Last week in class, me, Lillian, Veronica and Idith were assigned as a group. Taking one's ideal topic as a keystone and branching out from it, we helped each other to explore the idea by drawing mind map, brainstorming and discussion.
For me, though I already knew my topic "Mindset / Turning thinking into action" was way too broad and vague, the practice reminded me again how terribly huge the topic was. So I went through all the notes we had on the cards and paper, forcing myself to filter something out from it, narrowing the topic down faster.
I couldn't get too much out of the words. Fortunately, I've been taking Social Innovation Design class, which I thought would be helpful for thesis idea development; and it turns out to be true! Taught by Lyel Resner, the class invites one guest speaker every week, sharing experience and thoughts from their projects and life. The talks guide me to think about, or sometimes answer, my questions. Amazing.

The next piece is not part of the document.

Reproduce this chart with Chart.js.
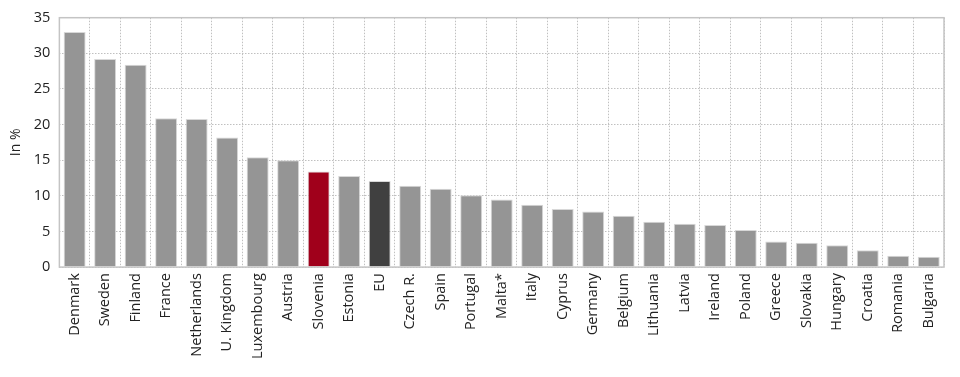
<!DOCTYPE html>
<html>
<head>
<meta charset="utf-8">
<script src="https://cdn.jsdelivr.net/npm/chart.js@4"></script>
<style>
  html, body { margin: 0; padding: 0; background: #fff; }
  #wrap { width: 960px; height: 377px; }
</style>
</head>
<body>
<div id="wrap"><canvas id="chart"></canvas></div>
<script>
const countries = ['Denmark', 'Sweden', 'Finland', 'France', 'Netherlands', 'U. Kingdom', 'Luxembourg', 'Austria', 'Slovenia', 'Estonia', 'EU', 'Czech R.', 'Spain', 'Portugal', 'Malta*', 'Italy', 'Cyprus', 'Germany', 'Belgium', 'Lithuania', 'Latvia', 'Ireland', 'Poland', 'Greece', 'Slovakia', 'Hungary', 'Croatia', 'Romania', 'Bulgaria'];
const shares = [33.0, 29.2, 28.4, 20.9, 20.8, 18.2, 15.4, 15.0, 13.4, 12.8, 12.1, 11.4, 11.0, 10.1, 9.5, 8.75, 8.15, 7.8, 7.2, 6.35, 6.1, 5.9, 5.2, 3.6, 3.4, 3.05, 2.35, 1.6, 1.45];
const yTicks = [0, 5, 10, 15, 20, 25, 30, 35];

// colour per bar: Slovenia red, EU dark grey
const barColors = countries.map(c => c === 'Slovenia' ? '#a0001b' : (c === 'EU' ? '#404040' : '#959595'));

// outline of the plot area
const frame = {
    id: 'frame',
    afterDraw(chart) {
        const { ctx, chartArea: a } = chart;
        ctx.save();
        ctx.strokeStyle = '#c4c4c4';
        ctx.lineWidth = 1.5;
        ctx.strokeRect(a.left, a.top, a.right - a.left, a.bottom - a.top);
        ctx.restore();
    }
};

Chart.defaults.font.family = "'Open Sans', sans-serif";
Chart.defaults.color = '#222';

new Chart(document.querySelector('#chart').getContext('2d'), {
    type: 'bar',
    data: {
        labels: countries,
        datasets: [{
            data: shares,
            backgroundColor: barColors,
            borderColor: '#d8d8d8',
            borderWidth: 1,
            barPercentage: 0.72,
            categoryPercentage: 1
        }]
    },
    options: {
        responsive: true,
        maintainAspectRatio: false,
        animation: false,
        layout: { padding: { left: 8, right: 16, top: 0, bottom: 12 } },
        plugins: { legend: { display: false }, tooltip: { enabled: false } },
        scales: {
            x: {
                grid: { color: '#c0c0c0', drawTicks: false },
                border: { display: false, dash: [1.5, 1.5] },
                ticks: { minRotation: 90, maxRotation: 90, padding: 6, font: { size: 14.5 }, autoSkip: false }
            },
            y: {
                min: 0,
                max: 35,
                afterBuildTicks: axis => { axis.ticks = yTicks.map(v => ({ value: v })); },
                grid: { color: '#c0c0c0', drawTicks: false },
                border: { display: false, dash: [1.5, 1.5] },
                ticks: { padding: 9, font: { size: 14.5 } },
                title: { display: true, text: 'In %', font: { size: 14 }, padding: 0 }
            }
        }
    },
    plugins: [frame]
});
</script>
</body>
</html>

The day after last week's thesis class, the guest speaker in Social Innovation Design was Laura Wedinman Powers, Co-Founder of Code2040, Head of Impact of Echoing Green, and Entrepreneur-in-Residence of NMV. In her talk, she talked about her choice to work in these organizations, which all share the same mission to make positive impacts by helping and investing in possible game-changers.
She claimed this as an approach to make SYSTEM CHANGE, instead of DIRECT SERICE, which could be delivering food or doctoring in poor areas. It's not that direct service is not important or useless, but making system change is what she wants to do.
And this is what I've always been thinking about as well. I didn't coin the term as system change, but this is what "Mindset / Turning thinking into action" in my head is.
Based on the mind map and the epiphanic knowing of system change, I drew a mind map again. This one helped me to narrow my topic down, brining me two possible rough ideas to work on.
People with different opinions might fail to understand each other, because of a lack of communication. Most of the time, if we had chance to talk with people on the other side, even it didn't change our belief, we understand and respect others.
But building an app to have this kind of conversation for generic groups of people is impossible. It will turn out to be a dating app, or a total disaster in general.
So I want the target users of this app to have two traits. First, the ones in my echo chamber (there should be a better way to describe this). Because I'm not capable of talking to people on the other extreme side of the spectrum, but the ones sitting around the center point of which. Secondly, the ones with sincere motivation to understand others. This app shouldn't be another Facebook, Twitter or Tinder, filled with violence and unhealthy conflicts. So a high bar should be set, allowing only ones with good intention.
Technically, I have no idea how to achieve this yet. But it's an option.
Yes, another platform to teach code. I know.
This one is targeted at graphic designers, which is a group of people (at least the ones I know) that cares a lot about the social and environmental issues. But most of the time, graphic designers are standing at a more passive position, using power of visual language to make impacts as a protest happens, or dependent on client's requirement.
My motivation to learn coding as a graphic designer was moving to a more active position, and I believe a lot of graphic designers here in ITP shared the same motivation. Learning to code provides me ability to create works with higher broadcasting efficiency, such as websites, apps or interactive data visualizations. But more importantly, knowledge of programming makes me standing at an more active position to understand techs in life, enabling me to be more critical and aware of impacts of which.
In the following week, I'll research and think more about these two topics. Ideally to have a list of advantages, difficulties and questions for making a final choice of topic in future weeks.